Since your classic hangover is essentially a product of dehydration, certain physiological conditions (colds, flu, food poisoning) can lead to a hangover without touching a drop of booze. In this situation not drinking doesn't do squat although you probably won't feel like it anyway.

2. Know your limits
It is quite possible to get pleasantly pissed, and still enjoy the morning after. Its all about timing, and straws and camels and things.
One drink, or even half a drink can mean the difference between enjoying the next day, or renewing an intimate acquaintance with the porcelain god and panadol.
However, knowing where that drink falls is largely a matter of chance, and introducing wildcards like shots and cocktails makes this into something of a lottery, which you have very little chance of winning.
Which brings us nicely to number 3.

3.Don't mix your drinks
The elemental of Imbibery 101, it is amazing how often this gets forgotten, even (or perhaps especially) by those old and seasoned enough to know better.
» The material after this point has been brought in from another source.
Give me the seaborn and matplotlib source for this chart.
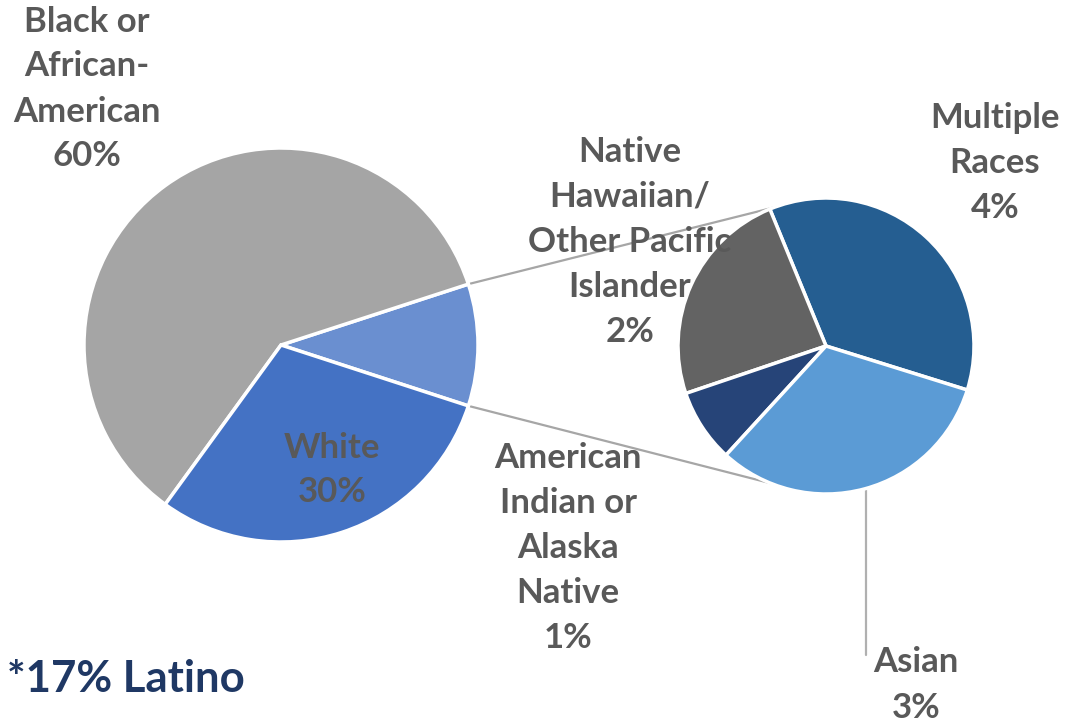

You can be fine and well on the way to pleasantly pissed until someone brings out the home brewed tequila, then before you know it you're technicolour yawning out of car windows, and then hosing it off before the taxi driver will let you go.
Some would define this as fruit based alcohol versus grain based alcohol, or wine versus beer, or beer versus spirits, or anything versus the alternate universe that is absinthe for example. Anyway, if you start out drinking one thing, it is best to stick to it, with one exception.
If a switch must be made it can be done, provided that under no circumstances you go back. You get one switch per session. Any more and you are just asking for trouble of the falling over double vision and passing out in the toilets kind. Switching confuses your stomach and liver, and you're already asking a lot from them by boozing in the first place, so don't push it, otherwise they will refuse to serve you.
Mixing drinks can be particularly difficult for those who like to count their drinks. Three or four pints of beer and three or more shots of chilli vodka are in no way equivalent, especially if consumed with high simultanaeity.
And mixing drinks before consumption (like say dropping a shot glass of Drambuie into a glass of Guiness) should only be done by experts, and then under close supervision.

4. Pace yourself
Chopping is for lumberjacks. Unless there is some sort of tomfoolery involved, in which case it is pretty much mandatory. Find a pace that works for you and stick to it. This may involve withstanding peer pressure, so bring your willpower.
The old standby of alternating between alcoholic and non alcoholic drinks works pretty well too.

5.Eat something
Not cheating. Gives you a respectable time waster, as well as a viable excuse for drinking anyway: "the lamb demanded a good Pinot Noir, it would be a disservice not to" etc. Besides, the better catered events usually have good nibbles anyway. Just make sure you choose something that will potentially taste just as good on the way back up if it comes to that.

6.Rehydrate
Both for yourself and your buddy. A well timed powerade or pump will do wonders, especially if you enforce it on the person you may wind up carrying home if they don't stop boozing.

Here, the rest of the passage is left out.